• _Task statement_: Set down the data below without change, skipping the pictures it holds.

• _Source data_:
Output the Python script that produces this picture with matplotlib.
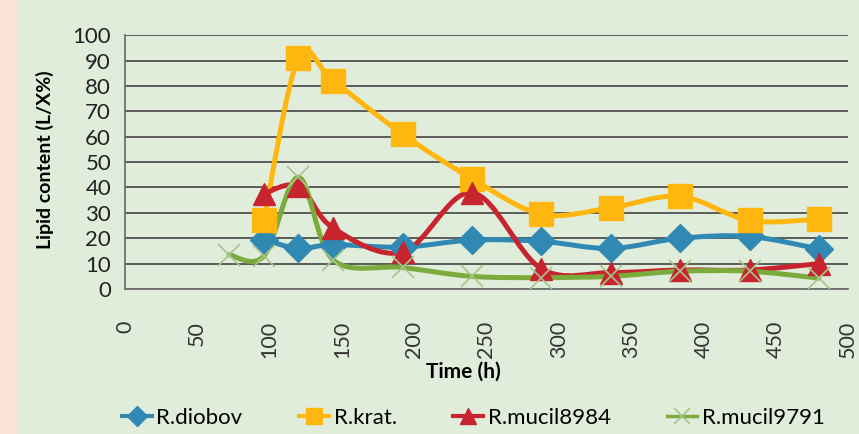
import numpy as np
import matplotlib.pyplot as plt
from matplotlib.path import Path
from matplotlib.patches import PathPatch, Rectangle

# time points (h)
t_main = [96, 120, 144, 192, 240, 288, 336, 384, 432, 480]
t_9791 = [72, 96, 120, 144, 192, 240, 288, 336, 384, 432, 480]

# lipid content (L/X%)
diobov = [19.5, 16, 17.5, 16.5, 19.3, 18.8, 16, 20, 20.7, 15.8]
krat = [27, 91, 82, 61, 43.5, 29.5, 32, 36.5, 27, 27.5]
mucil8984 = [37.5, 40.5, 24, 14.5, 38, 8, 6.5, 7.5, 7.5, 10]
mucil9791 = [13.5, 13, 44, 11.5, 8.5, 5, 4.5, 5, 7, 7, 4.3]

labels = ["R.diobov", "R.krat.", "R.mucil8984", "R.mucil9791"]
colors = ["#3089b3", "#ffb60f", "#c82430", "#7aab3c"]

plt.rcParams['font.family'] = ['Lato', 'DejaVu Sans']

fig = plt.figure(figsize=(8.59, 4.34), dpi=100, facecolor="#e1eddb")
fig.patches.append(Rectangle((0, 0), 17 / 859, 1, transform=fig.transFigure,
                             facecolor="#fbe2d6", edgecolor="none", zorder=0))
ax = fig.add_axes([0.1455, 0.334, 0.8415, 0.585])
ax.set_facecolor("#e1eddb")


def smooth(ax, x, y, color, lw=3.6):
    # excel style smoothed line (bezier through the points)
    x = np.asarray(x, float)
    y = np.asarray(y, float)
    pts = np.column_stack([x, y])
    n = len(pts)
    verts = [pts[0]]
    codes = [Path.MOVETO]
    for i in range(n - 1):
        p0 = pts[i - 1] if i > 0 else pts[i]
        p1 = pts[i]
        p2 = pts[i + 1]
        p3 = pts[i + 2] if i + 2 < n else pts[i + 1]
        c1 = p1 + (p2 - p0) / 6
        c2 = p2 - (p3 - p1) / 6
        verts += [c1, c2, p2]
        codes += [Path.CURVE4] * 3
    ax.add_patch(PathPatch(Path(verts, codes), facecolor="none", edgecolor=color,
                           lw=lw, zorder=3, capstyle="round", joinstyle="round"))


series = [(t_main, diobov, "D", 14), (t_main, krat, "s", 17),
          (t_main, mucil8984, "^", 16), (t_9791, mucil9791, "x", 16)]
leg_ms = [10, 11, 12, 12]

handles = []
for (xs, ys, m, ms), lab, c, lm in zip(series, labels, colors, leg_ms):
    smooth(ax, xs, ys, c)
    if m == "x":
        ax.plot(xs, ys, linestyle="none", marker=m, markersize=ms, color="#a9c48a",
                markeredgewidth=1.2, zorder=4)
        h, = ax.plot([], [], color=c, lw=2.5, marker="x", markersize=lm,
                     markeredgecolor="#a9c48a", markeredgewidth=1.2)
    else:
        ax.plot(xs, ys, linestyle="none", marker=m, markersize=ms, color=c, zorder=4)
        h, = ax.plot([], [], color=c, lw=3, marker=m, markersize=lm)
    handles.append(h)

ax.set_xlim(0, 500)
ax.set_ylim(0, 100)
ax.set_xticks(np.arange(0, 501, 50))
ax.set_yticks(np.arange(0, 101, 10))
ax.tick_params(axis="x", labelrotation=90, length=0, labelsize=15.5, pad=23, colors="#333333")
ax.tick_params(axis="y", length=0, labelsize=16, pad=10, colors="#222222")
ax.grid(axis="y", color="#505050", lw=1.3)
ax.set_axisbelow(True)
for s in ["top", "right"]:
    ax.spines[s].set_visible(False)
ax.spines["left"].set_color("#707070")
ax.spines["bottom"].set_color("#707070")
ax.spines["left"].set_linewidth(1.3)
ax.spines["bottom"].set_linewidth(1.3)

fig.text(45 / 859, 1 - 160 / 434, "Lipid content (L/X%)", fontsize=14, fontweight="bold",
         rotation=90, ha="center", va="center")
fig.text(463 / 859, 1 - 362 / 434, "Time (h)", fontsize=15, fontweight="bold",
         ha="center", va="top")

fig.legend(handles, labels, loc="center", bbox_to_anchor=(0.551, 0.037), ncol=4,
           frameon=False, fontsize=16, columnspacing=2.55, handlelength=1.35,
           handletextpad=0.2)

fig.savefig("out.png", dpi=100, facecolor=fig.get_facecolor())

• _Solution_:
Output the Python script that produces this picture with matplotlib.
import numpy as np
import matplotlib.pyplot as plt
from matplotlib.path import Path
from matplotlib.patches import PathPatch, Rectangle

# time points (h)
t_main = [96, 120, 144, 192, 240, 288, 336, 384, 432, 480]
t_9791 = [72, 96, 120, 144, 192, 240, 288, 336, 384, 432, 480]

# lipid content (L/X%)
diobov = [19.5, 16, 17.5, 16.5, 19.3, 18.8, 16, 20, 20.7, 15.8]
krat = [27, 91, 82, 61, 43.5, 29.5, 32, 36.5, 27, 27.5]
mucil8984 = [37.5, 40.5, 24, 14.5, 38, 8, 6.5, 7.5, 7.5, 10]
mucil9791 = [13.5, 13, 44, 11.5, 8.5, 5, 4.5, 5, 7, 7, 4.3]

labels = ["R.diobov", "R.krat.", "R.mucil8984", "R.mucil9791"]
colors = ["#3089b3", "#ffb60f", "#c82430", "#7aab3c"]

plt.rcParams['font.family'] = ['Lato', 'DejaVu Sans']

fig = plt.figure(figsize=(8.59, 4.34), dpi=100, facecolor="#e1eddb")
fig.patches.append(Rectangle((0, 0), 17 / 859, 1, transform=fig.transFigure,
                             facecolor="#fbe2d6", edgecolor="none", zorder=0))
ax = fig.add_axes([0.1455, 0.334, 0.8415, 0.585])
ax.set_facecolor("#e1eddb")


def smooth(ax, x, y, color, lw=3.6):
    # excel style smoothed line (bezier through the points)
    x = np.asarray(x, float)
    y = np.asarray(y, float)
    pts = np.column_stack([x, y])
    n = len(pts)
    verts = [pts[0]]
    codes = [Path.MOVETO]
    for i in range(n - 1):
        p0 = pts[i - 1] if i > 0 else pts[i]
        p1 = pts[i]
        p2 = pts[i + 1]
        p3 = pts[i + 2] if i + 2 < n else pts[i + 1]
        c1 = p1 + (p2 - p0) / 6
        c2 = p2 - (p3 - p1) / 6
        verts += [c1, c2, p2]
        codes += [Path.CURVE4] * 3
    ax.add_patch(PathPatch(Path(verts, codes), facecolor="none", edgecolor=color,
                           lw=lw, zorder=3, capstyle="round", joinstyle="round"))


series = [(t_main, diobov, "D", 14), (t_main, krat, "s", 17),
          (t_main, mucil8984, "^", 16), (t_9791, mucil9791, "x", 16)]
leg_ms = [10, 11, 12, 12]

handles = []
for (xs, ys, m, ms), lab, c, lm in zip(series, labels, colors, leg_ms):
    smooth(ax, xs, ys, c)
    if m == "x":
        ax.plot(xs, ys, linestyle="none", marker=m, markersize=ms, color="#a9c48a",
                markeredgewidth=1.2, zorder=4)
        h, = ax.plot([], [], color=c, lw=2.5, marker="x", markersize=lm,
                     markeredgecolor="#a9c48a", markeredgewidth=1.2)
    else:
        ax.plot(xs, ys, linestyle="none", marker=m, markersize=ms, color=c, zorder=4)
        h, = ax.plot([], [], color=c, lw=3, marker=m, markersize=lm)
    handles.append(h)

ax.set_xlim(0, 500)
ax.set_ylim(0, 100)
ax.set_xticks(np.arange(0, 501, 50))
ax.set_yticks(np.arange(0, 101, 10))
ax.tick_params(axis="x", labelrotation=90, length=0, labelsize=15.5, pad=23, colors="#333333")
ax.tick_params(axis="y", length=0, labelsize=16, pad=10, colors="#222222")
ax.grid(axis="y", color="#505050", lw=1.3)
ax.set_axisbelow(True)
for s in ["top", "right"]:
    ax.spines[s].set_visible(False)
ax.spines["left"].set_color("#707070")
ax.spines["bottom"].set_color("#707070")
ax.spines["left"].set_linewidth(1.3)
ax.spines["bottom"].set_linewidth(1.3)

fig.text(45 / 859, 1 - 160 / 434, "Lipid content (L/X%)", fontsize=14, fontweight="bold",
         rotation=90, ha="center", va="center")
fig.text(463 / 859, 1 - 362 / 434, "Time (h)", fontsize=15, fontweight="bold",
         ha="center", va="top")

fig.legend(handles, labels, loc="center", bbox_to_anchor=(0.551, 0.037), ncol=4,
           frameon=False, fontsize=16, columnspacing=2.55, handlelength=1.35,
           handletextpad=0.2)

fig.savefig("out.png", dpi=100, facecolor=fig.get_facecolor())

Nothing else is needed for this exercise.